Era uma vez, dois vizinhos.
JB
Esta estória era-me contada pelo meu avô Pedro.
O meu avô era uma pessoa muito culta, inteligente e humana: uma combinação rara que tive a sorte de conhecer e aproveitar. Era um ouvinte interessado e tinha sempre algo que me ajudava a encarar as coisas numa perspectiva diferente.
Um dia, a propósito de uma preocupação minha, contou-me esta estória:
" Era uma vez, dois vizinhos (Manel e Joaquim) que se davam muito mal.

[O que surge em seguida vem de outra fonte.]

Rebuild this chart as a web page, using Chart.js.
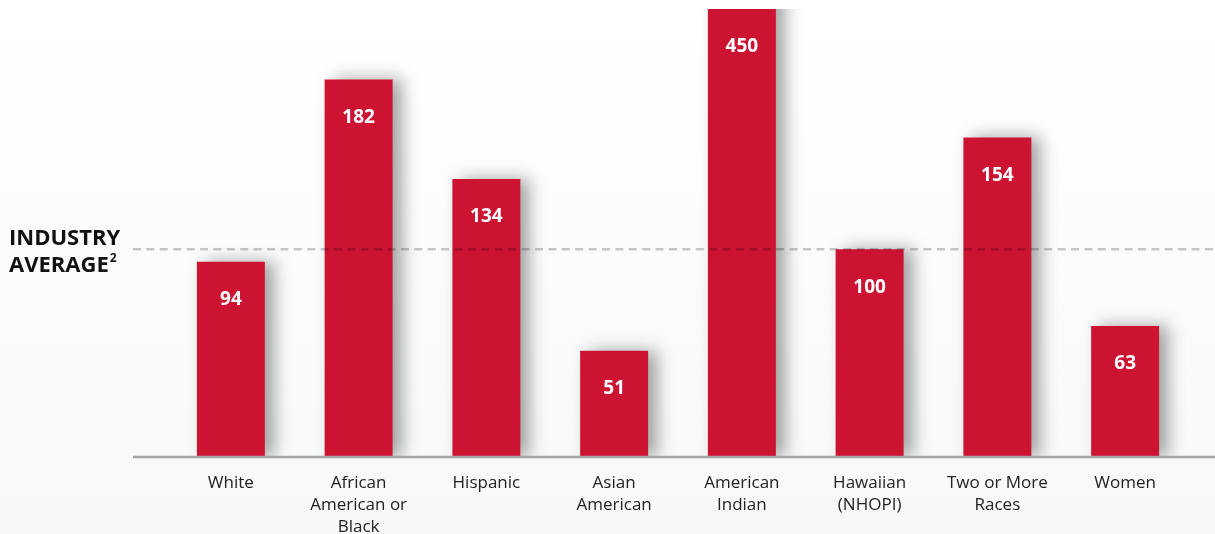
<!DOCTYPE html>
<html>
<head>
<meta charset="utf-8">
<script src="https://cdn.jsdelivr.net/npm/chart.js@4/dist/chart.umd.min.js"></script>
<style>
  html, body { margin: 0; padding: 0; }
  body { width: 1215px; height: 534px; background: linear-gradient(#ffffff, #f7f8f8); overflow: hidden; }
  #wrap { position: relative; width: 1215px; height: 534px; }
</style>
</head>
<body>
<div id="wrap"><canvas id="c" width="1215" height="534"></canvas></div>
<script>
const categories = [["White"], ["African", "American or", "Black"], ["Hispanic"], ["Asian", "American"], ["American", "Indian"], ["Hawaiian", "(NHOPI)"], ["Two or More", "Races"], ["Women"]];
const values = [94, 182, 134, 51, 450, 100, 154, 63];
const industryAverage = 100;
const refLabel = ["INDUSTRY", "AVERAGE"];
const yMax = 216;

const BAR = '#cd1332';

const shadowPlugin = {
  id: 'shadow',
  beforeDatasetsDraw(chart) {
    const ctx = chart.ctx;
    ctx.save();
    ctx.shadowColor = 'rgba(0,0,0,0.36)';
    ctx.shadowBlur = 16;
    ctx.shadowOffsetX = 9;
    ctx.shadowOffsetY = 0;
  },
  afterDatasetsDraw(chart) {
    chart.ctx.restore();
  }
};

const overlayPlugin = {
  id: 'overlay',
  afterDatasetsDraw(chart) {
    const ctx = chart.ctx;
    const y = chart.scales.y;
    const W = chart.width;
    ctx.save();
    // baseline
    const y0 = y.getPixelForValue(0);
    ctx.strokeStyle = '#a3a5a7';
    ctx.lineWidth = 2.5;
    ctx.beginPath();
    ctx.moveTo(133, y0 + 0.5);
    ctx.lineTo(W, y0 + 0.5);
    ctx.stroke();
    // industry average dashed
    const ya = y.getPixelForValue(industryAverage);
    ctx.strokeStyle = 'rgba(0,0,0,0.21)';
    ctx.lineWidth = 2.5;
    ctx.setLineDash([8, 5.4]);
    ctx.beginPath();
    ctx.moveTo(133, ya);
    ctx.lineTo(W, ya);
    ctx.stroke();
    ctx.setLineDash([]);
    // value labels
    const meta = chart.getDatasetMeta(0);
    ctx.fillStyle = '#ffffff';
    ctx.font = 'bold 19px "Open Sans"';
    ctx.textAlign = 'center';
    ctx.textBaseline = 'middle';
    meta.data.forEach((bar, i) => {
      const top = Math.max(bar.y, chart.chartArea.top);
      ctx.fillText(String(values[i]), bar.x, top + 38);
    });
    // industry average label
    ctx.fillStyle = '#111111';
    ctx.font = 'bold 22px "Open Sans"';
    ctx.textAlign = 'left';
    ctx.textBaseline = 'alphabetic';
    ctx.fillText(refLabel[0], 9, 245);
    ctx.fillText(refLabel[1], 9, 272);
    const w = ctx.measureText(refLabel[1]).width;
    ctx.font = 'bold 12px "Open Sans"';
    ctx.fillText('2', 9 + w + 1, 262);
    ctx.restore();
  }
};

new Chart(document.getElementById('c'), {
  type: 'bar',
  data: {
    labels: categories,
    datasets: [{
      data: values,
      backgroundColor: BAR,
      borderWidth: 0,
      categoryPercentage: 1,
      barPercentage: 0.532
    }]
  },
  options: {
    responsive: false,
    animation: false,
    events: [],
    layout: { padding: { left: 167, right: 26, top: 9, bottom: 0 } },
    plugins: { legend: { display: false }, tooltip: { enabled: false } },
    scales: {
      x: {
        grid: { display: false, drawTicks: false },
        border: { display: false },
        ticks: {
          color: '#222222',
          font: { family: '"Open Sans"', size: 17, lineHeight: 22 / 17 },
          padding: 16,
          maxRotation: 0,
          autoSkip: false
        },
        afterFit(s) { s.height = 77.5; }
      },
      y: {
        display: false,
        min: 0,
        max: yMax
      }
    }
  },
  plugins: [shadowPlugin, overlayPlugin]
});
</script>
</body>
</html>
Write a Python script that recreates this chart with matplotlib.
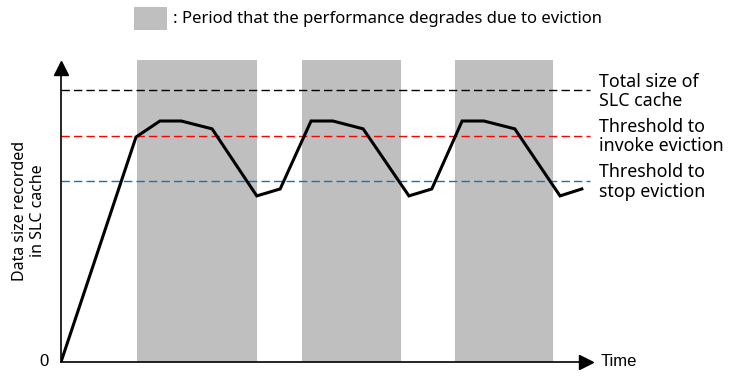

Eram vizinhos há anos e inimigos há outros tantos, já nem sabiam bem porque é que se odiavam ou como tudo tinha começado. Um dia, um dos vizinhos (Joaquim) acordou especialmente bem disposto. Pensou: - Epá, será que faz sentido estar há tanto tempo chateado com Manel? Já nem me lembro como começou, já dura há tanto tempo, moramos mesmo ao lado um do outro. Se calhar mais vale sermos amigos do que inimigos, somos adultos afinal de contas. Já sei! Logo quando me mudei para cá, pedi-lhe um cortador de relva emprestado; ele emprestou e disse que eu podia ficar com ele, eu disse que não queria mas na realidade nunca o devolvi. Vou aproveitar para devolver e pode ser que sirva para fazer as pazes. É um bom pretexto, é mesmo isso.
Tirou o pó do cortador de relva, juntou os cabos e preparou-se para ir a casa do vizinho Manel.
As duas casas eram separadas por uma cerca de madeira e para ir até à casa do Manel, Joaquim tinha que atravessar uma pequena estrada de pedra que ia até à porta do vizinho.
Assim que se pôs a caminho, o Joaquim começou a pensar: - Espero que ele não comece logo a refilar comigo, o cortador de relva está todo velho e enferrujado, mas já não estava grande coisa quando ele me entregou. Além disso uma vez o meu filho chutou uma bola de futebol para o quintal dele e ele nunca devolveu. Ele que me diga alguma coisa, ah! Eu aqui cheio de boas intenções e ele que experimente vir implicar. Nunca esvazia o lixo, um cheiro terrível na vizinhança e ainda se vai fazer difícil, ele que experimente. Um calor terrível e eu, sem ele me pedir nada, estou a carregar isto até casa dele para depois levar com bocas e insultos?! Ele que se atreva. Nem lhe vou dar hipótese de refilar. Mas eu já o conheço: vai dizer que fui eu que estraguei, depois vai dizer que...
Entretanto, no meio daqueles pensamentos cada vez mais raivosos, o Joaquim sem dar por isso já está à porta de casa do Manel, que nesse dia, por acaso, também tinha acordado bem disposto, e vendo o Joaquim a chegar abre a porta e diz-lhe um amigável bom dia.
O Joaquim, que ia absorto nos seus já furiosos pensamentos, mal vê o Manel à porta, raivoso com a discussão fictícia na sua cabeça, sem sequer ouvir o bom dia que lhe foi dirigido, pega no cortador de relva, atira-o para os pés do vizinho e grita:
- Sabe que mais? Meta-o no c¥!
Vira costas e vai-se embora."
Qual é a 'moral' da estória? Alguém arrisca?